Bill Deller (1949-2014)

I first met Bill Deller after coming back from overseas in 1986. People kept telling me I had to meet Bill Deller. After leaving the Socialist Labor League, Bill had got as far away from Left-wing politics as possible and was working in the Education Department. But his colleagues desperately needed a decent union and had finally prevailed on Bill to run for Departmental Section President for the VPSA. This had thrown Bill into a crisis because he did not believe he had the right to hold a union post as an individual, that is, not subject to Party discipline.

So he came round to see me and presented me with his quandary. I congratulated him on his decision to run for the position and told him that I had total confidence in his ability to withstand the pressures of bureaucracy, and in any case, it was his union members that he was subject to, not any party. Lynn Beaton and Bill and I formed a small group, which for a short time re-wrote the book on how to be a communist, and over the 28 years since then, there is hardly a Left project in Victoria in which Bill has not been involved.

Bill had charisma. And he could walk stone cold into a meeting and pick up the sense of the meeting very quickly. These two gifts allowed Bill to draw people together and then raise people’s expectations and give them confidence in their new-found direction. Bill always used his talent to support the underdog. No matter how downtrodden and marginalised you were, Bill was confident that you could do it, whatever it was; and he would have your back, and stick by you when things got tough. Bill was the loyalest friend you ever had. Whenever you needed rescuing, ... Bill was your man.

What is possibly known only to those who were close to Bill, however, is this. To offer leadership in the way he did you have to exude confidence in the rightness of what you are proposing, and for that you need to totally believe in it yourself. As a result many leaders are arrogant, egotistical people. But Bill was not. In fact he often doubted himself, and he really needed the support of those around him to talk things through. He was very conscious of the impact of what he did and was always troubled about whether or not he was on the right track. For this he needed comrades whom he could trust and with whom he could discuss as equals. It was not about the party line, but about open and comradely discussion.
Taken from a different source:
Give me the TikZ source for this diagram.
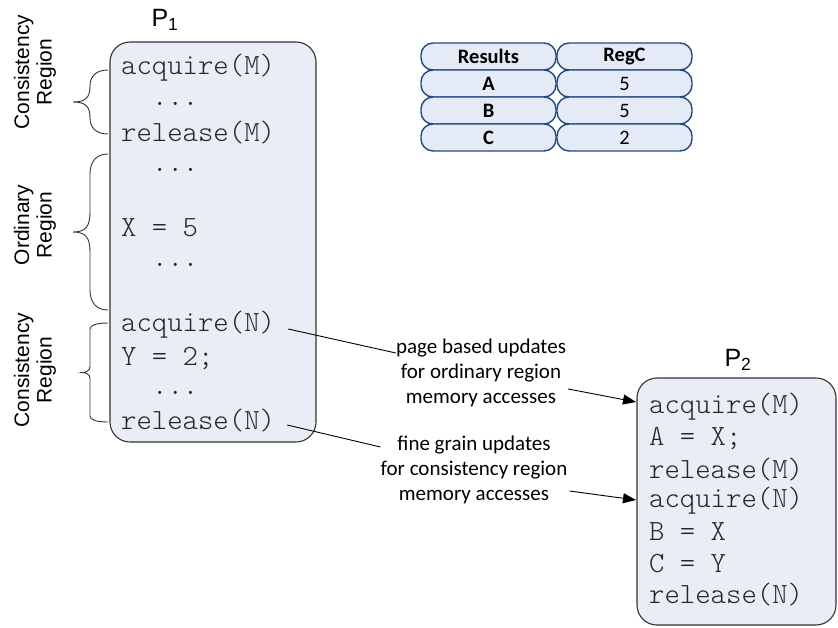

But whatever it was, Bill was sure that it could be done. He also knew that conviction grew out of conviction, and in fact he had great instincts. Not only could he gauge the sense of a meeting, he also had long-term vision, and the ability to motivate himself and others with long-term goals.

Bill was a boundary-crosser. He was a Trotskyist who made political alliances with honest right-wingers in the VPSA, bridged between the Left groups and the Churches in the Peace Movement. He was the fiercest defender of every employee or student in trouble at Latrobe, but never shied of advising the Vice-Chancellor. He was a white fella (so far as we know) who was trusted in the Koori community. He was a baby-boomer who mixed with Gen-Ys. He spent countless hours travelling between Melbourne and the country towns usually excluded from left politics because no-one else had ever been willing to put in the hours needed to cross this particular boundary. His boundary crossing also got him into trouble quite a lot. He couldn’t help it. But this willingness to cross any boundary is a liberating force. He was a postmodern kind of communist, always dissolving boundaries in a way quite uncharacteristic of Left politics. He crossed boundaries but he never compromised on principle.

As is the tradition for eulogies, I have focussed on Bill’s personal characteristics and virtues. Bill hasn’t left an institutional legacy, there are no buildings named after him, not even a book, only his example.

Bill’s party was in fact the working class itself. This is what we had first worked out in Communist Intervention, that small group – not to solve problems amongst ourselves and then deliver a solution to the working class, but to tackle problems together with the people who were experiencing them.

What he has left us is an exemplar of how to be a communist in these times. In that sense, this is not just about Bill’s personality and abilities. Much of what Bill practised can be learnt and can be emulated. We should all be impatient with petty rivalries, dogmas and boundaries. We should all cultivate a long-term vision. We should all develop that same confidence in the ordinary person. We should all have each others’ back.

It will take us a little time to process what we have learnt from Bill, but I think it a matter of great importance that we do.